> **Information provided**:
------------------------------------------------

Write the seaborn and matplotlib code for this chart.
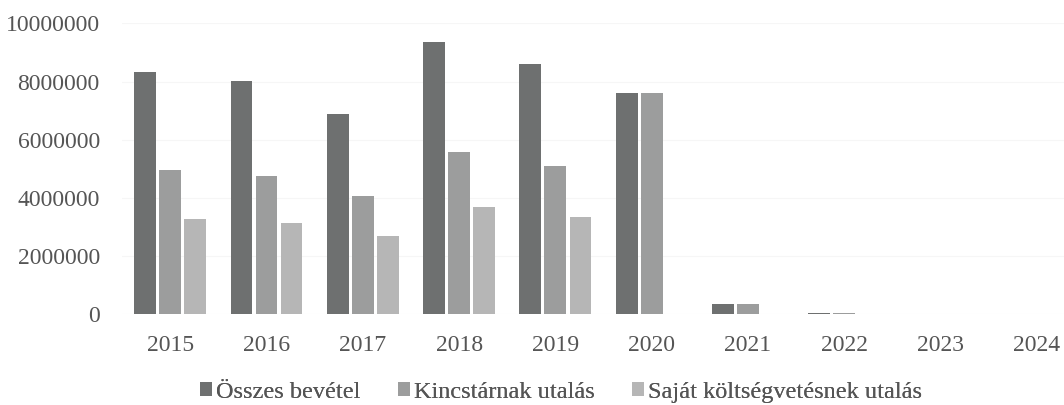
import matplotlib
matplotlib.use("Agg")
import matplotlib.pyplot as plt
from matplotlib.patches import Patch
import seaborn as sns
import pandas as pd

years = ["2015", "2016", "2017", "2018", "2019", "2020", "2021", "2022", "2023", "2024"]
osszes = [8320000, 8030000, 6890000, 9370000, 8600000, 7600000, 350000, 45000, 0, 0]
kincstar = [4970000, 4770000, 4080000, 5590000, 5110000, 7600000, 350000, 35000, 0, 0]
sajat = [3280000, 3150000, 2700000, 3680000, 3360000, 0, 0, 0, 0, 0]
series_names = ["Összes bevétel", "Kincstárnak utalás", "Saját költségvetésnek utalás"]
colors = ["#6e7070", "#9c9d9d", "#b6b6b6"]

rows = []
for name, vals in zip(series_names, [osszes, kincstar, sajat]):
    for y, v in zip(years, vals):
        rows.append({"year": y, "series": name, "value": v})
df = pd.DataFrame(rows)

sns.set_style("white")
plt.rcParams["font.family"] = ["Liberation Serif", "DejaVu Serif"]

fig = plt.figure(figsize=(10.64, 4.05), dpi=100)
ax = fig.add_axes([0.1147, 0.2235, 0.905, 0.7185])

sns.barplot(data=df, x="year", y="value", hue="series", order=years,
            hue_order=series_names, palette=colors, width=0.78, gap=0.13,
            linewidth=0, legend=False, ax=ax)

ax.set_xlim(-0.5, 9.5)
ax.set_ylim(0, 10000000)
ax.set_yticks([0, 2000000, 4000000, 6000000, 8000000, 10000000])
ax.set_yticklabels(["0", "2000000", "4000000", "6000000", "8000000", "10000000"])
ax.yaxis.grid(True, color="#f6f6f6", linewidth=0.8)
ax.set_axisbelow(True)
for s in ax.spines.values():
    s.set_visible(False)
ax.set_xlabel("")
ax.set_ylabel("")
ax.tick_params(axis="x", length=0, pad=15, labelsize=17, labelcolor="#555555")
ax.tick_params(axis="y", length=0, pad=16, labelsize=17, labelcolor="#555555")
for lab in ax.get_xticklabels() + ax.get_yticklabels():
    lab.set_family("Liberation Serif")

# legend entries positioned individually, as in the reference
legend_x = [0.188, 0.374, 0.594]
for name, c, lx in zip(series_names, colors, legend_x):
    leg = fig.legend([Patch(facecolor=c, edgecolor="none")], [name],
                     loc="center left", bbox_to_anchor=(lx, 0.032),
                     frameon=False, fontsize=17.5, borderpad=0, borderaxespad=0,
                     handlelength=0.5, handleheight=0.5, handletextpad=0.15)
    for t in leg.get_texts():
        t.set_fontfamily("Liberation Serif")
        t.set_color("#555555")
    fig.add_artist(leg)

fig.savefig("out.png", dpi=100)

------------------------------------------------

Keep every word of the data as it is when you write it out, but drop the pictures.

> **Solution to the exercise**:
Write the seaborn and matplotlib code for this chart.
import matplotlib
matplotlib.use("Agg")
import matplotlib.pyplot as plt
from matplotlib.patches import Patch
import seaborn as sns
import pandas as pd

years = ["2015", "2016", "2017", "2018", "2019", "2020", "2021", "2022", "2023", "2024"]
osszes = [8320000, 8030000, 6890000, 9370000, 8600000, 7600000, 350000, 45000, 0, 0]
kincstar = [4970000, 4770000, 4080000, 5590000, 5110000, 7600000, 350000, 35000, 0, 0]
sajat = [3280000, 3150000, 2700000, 3680000, 3360000, 0, 0, 0, 0, 0]
series_names = ["Összes bevétel", "Kincstárnak utalás", "Saját költségvetésnek utalás"]
colors = ["#6e7070", "#9c9d9d", "#b6b6b6"]

rows = []
for name, vals in zip(series_names, [osszes, kincstar, sajat]):
    for y, v in zip(years, vals):
        rows.append({"year": y, "series": name, "value": v})
df = pd.DataFrame(rows)

sns.set_style("white")
plt.rcParams["font.family"] = ["Liberation Serif", "DejaVu Serif"]

fig = plt.figure(figsize=(10.64, 4.05), dpi=100)
ax = fig.add_axes([0.1147, 0.2235, 0.905, 0.7185])

sns.barplot(data=df, x="year", y="value", hue="series", order=years,
            hue_order=series_names, palette=colors, width=0.78, gap=0.13,
            linewidth=0, legend=False, ax=ax)

ax.set_xlim(-0.5, 9.5)
ax.set_ylim(0, 10000000)
ax.set_yticks([0, 2000000, 4000000, 6000000, 8000000, 10000000])
ax.set_yticklabels(["0", "2000000", "4000000", "6000000", "8000000", "10000000"])
ax.yaxis.grid(True, color="#f6f6f6", linewidth=0.8)
ax.set_axisbelow(True)
for s in ax.spines.values():
    s.set_visible(False)
ax.set_xlabel("")
ax.set_ylabel("")
ax.tick_params(axis="x", length=0, pad=15, labelsize=17, labelcolor="#555555")
ax.tick_params(axis="y", length=0, pad=16, labelsize=17, labelcolor="#555555")
for lab in ax.get_xticklabels() + ax.get_yticklabels():
    lab.set_family("Liberation Serif")

# legend entries positioned individually, as in the reference
legend_x = [0.188, 0.374, 0.594]
for name, c, lx in zip(series_names, colors, legend_x):
    leg = fig.legend([Patch(facecolor=c, edgecolor="none")], [name],
                     loc="center left", bbox_to_anchor=(lx, 0.032),
                     frameon=False, fontsize=17.5, borderpad=0, borderaxespad=0,
                     handlelength=0.5, handleheight=0.5, handletextpad=0.15)
    for t in leg.get_texts():
        t.set_fontfamily("Liberation Serif")
        t.set_color("#555555")
    fig.add_artist(leg)

fig.savefig("out.png", dpi=100)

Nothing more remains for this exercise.